• What is required:
Skipping all pictures, set down the lines of the listing from the first through the one with "V-1\ \ Maine".

• Given information:
-.-.-
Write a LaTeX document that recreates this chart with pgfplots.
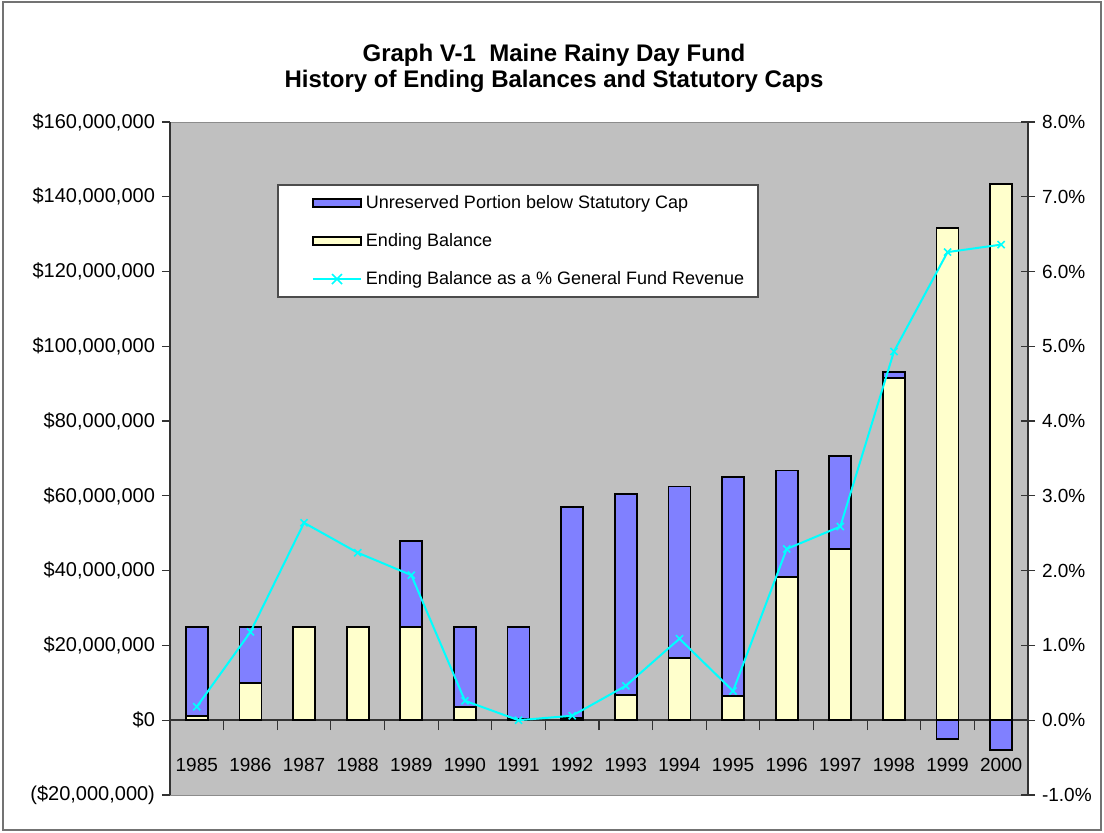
\documentclass[border=0pt]{standalone}
\usepackage{fontspec}
\setmainfont{Liberation Sans}
\usepackage{pgfplots}
\pgfplotsset{compat=1.18}
\definecolor{plotgray}{RGB}{192,192,192}
\definecolor{barblue}{RGB}{128,128,255}
\definecolor{baryellow}{RGB}{255,255,204}
\definecolor{linecyan}{RGB}{0,255,255}

\begin{document}
\begin{tikzpicture}
\useasboundingbox (-85pt,-19pt) rectangle (467pt,397.5pt);
\draw[black!55, line width=1pt] (-83.5pt,-17.5pt) rectangle (465.5pt,396.5pt);
\node[font=\bfseries\fontsize{12}{13}\selectfont, align=center] at (192pt,363.5pt)
  {Graph V-1\ \ Maine Rainy Day Fund\\History of Ending Balances and Statutory Caps};

% left axis: statutory cap and ending balance, in millions of dollars
\begin{axis}[
  scale only axis, width=429pt, height=336.5pt,
  xmin=-0.5, xmax=15.5, ymin=-20, ymax=160,
  axis background/.style={fill=plotgray, draw=black!45},
  axis x line=middle, axis y line*=left,
  x axis line style={-, black!80, line width=0.8pt},
  y axis line style={-, black!80, line width=0.8pt},
  xtick={0,...,15},
  xticklabels={1985,1986,1987,1988,1989,1990,1991,1992,1993,1994,1995,1996,1997,1998,1999,2000},
  major x tick style={draw=none},
  minor xtick={0.5,1.5,...,14.5},
  minor tick length=5pt,
  minor x tick style={black!80, line width=0.6pt, yshift=-2.5pt},
  xtick align=center,
  x tick label style={yshift=-13.5pt, font=\fontsize{9.5}{11}\selectfont},
  ytick={-20,0,20,40,60,80,100,120,140,160},
  yticklabels={{(\$20,000,000)},{\$0},{\$20,000,000},{\$40,000,000},{\$60,000,000},
               {\$80,000,000},{\$100,000,000},{\$120,000,000},{\$140,000,000},{\$160,000,000}},
  ytick align=outside, major tick length=4pt,
  y tick style={black!80, line width=0.6pt},
  y tick label style={font=\fontsize{10}{11}\selectfont},
]
  % statutory cap (blue, drawn full height; below zero where balance exceeds cap)
  \addplot[ybar, bar width=11pt, bar shift=0pt, fill=barblue, draw=black, line width=0.9pt]
    coordinates {(0,25)(1,25)(2,25)(3,25)(4,48)(5,25)(6,25)(7,57)
                 (8,60.5)(9,62.5)(10,65)(11,66.8)(12,70.7)(13,93.1)(14,-5.1)(15,-7.9)};
  % ending balance (yellow)
  \addplot[ybar, bar width=11pt, bar shift=0pt, fill=baryellow, draw=black, line width=0.9pt]
    coordinates {(0,1.2)(1,10)(2,25)(3,25)(4,25)(5,3.5)(6,0.3)(7,0.6)
                 (8,6.7)(9,16.7)(10,6.4)(11,38.2)(12,45.8)(13,91.6)(14,131.7)(15,143.5)};
\end{axis}

% right axis: balance as percent of general fund revenue
\begin{axis}[
  scale only axis, width=429pt, height=336.5pt,
  xmin=-0.5, xmax=15.5, ymin=-1, ymax=8,
  axis x line=none, axis y line*=right,
  y axis line style={-, black!80, line width=0.8pt},
  ytick={-1,0,1,2,3,4,5,6,7,8},
  yticklabels={-1.0\%,0.0\%,1.0\%,2.0\%,3.0\%,4.0\%,5.0\%,6.0\%,7.0\%,8.0\%},
  ytick align=center, major tick length=7pt,
  y tick style={black!80, line width=0.6pt},
  tick label style={font=\fontsize{9.5}{11}\selectfont},
  legend cell align=left,
  legend style={at={(0.1247,0.9079)}, anchor=north west,
                draw=black!70, line width=1pt, fill=white,
                font=\fontsize{9}{11}\selectfont,
                row sep=7pt, inner xsep=5pt, inner ysep=3pt},
]
  \addlegendimage{legend image code/.code={\path (-12pt,0pt);
      \draw[fill=barblue, draw=black, line width=0.9pt] (0pt,-2pt) rectangle (24pt,2pt);}}
  \addlegendentry{Unreserved Portion below Statutory Cap}
  \addlegendimage{legend image code/.code={\path (-12pt,0pt);
      \draw[fill=baryellow, draw=black, line width=0.9pt] (0pt,-2pt) rectangle (24pt,2pt);}}
  \addlegendentry{Ending Balance}
  \addplot[color=linecyan, line width=1pt, mark=x, mark size=2.5pt,
           mark options={line width=0.8pt},
           legend image code/.code={\path (-12pt,0pt);
             \draw[linecyan, line width=1pt] (0pt,0pt) -- (24pt,0pt);
             \draw[linecyan, line width=0.8pt] (9.5pt,-2.5pt) -- (14.5pt,2.5pt)
                                               (9.5pt,2.5pt) -- (14.5pt,-2.5pt);}]
    coordinates {(0,0.18)(1,1.18)(2,2.64)(3,2.24)(4,1.94)(5,0.26)(6,0.0)(7,0.06)
                 (8,0.46)(9,1.09)(10,0.39)(11,2.29)(12,2.59)(13,4.93)(14,6.26)(15,6.36)};
  \addlegendentry{Ending Balance as a \% General Fund Revenue}
\end{axis}
\end{tikzpicture}
\end{document}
-.-.-
• Result for this task:
Write a LaTeX document that recreates this chart with pgfplots.
\documentclass[border=0pt]{standalone}
\usepackage{fontspec}
\setmainfont{Liberation Sans}
\usepackage{pgfplots}
\pgfplotsset{compat=1.18}
\definecolor{plotgray}{RGB}{192,192,192}
\definecolor{barblue}{RGB}{128,128,255}
\definecolor{baryellow}{RGB}{255,255,204}
\definecolor{linecyan}{RGB}{0,255,255}

\begin{document}
\begin{tikzpicture}
\useasboundingbox (-85pt,-19pt) rectangle (467pt,397.5pt);
\draw[black!55, line width=1pt] (-83.5pt,-17.5pt) rectangle (465.5pt,396.5pt);
\node[font=\bfseries\fontsize{12}{13}\selectfont, align=center] at (192pt,363.5pt)
  {Graph V-1\ \ Maine Rainy Day Fund\\History of Ending Balances and Statutory Caps};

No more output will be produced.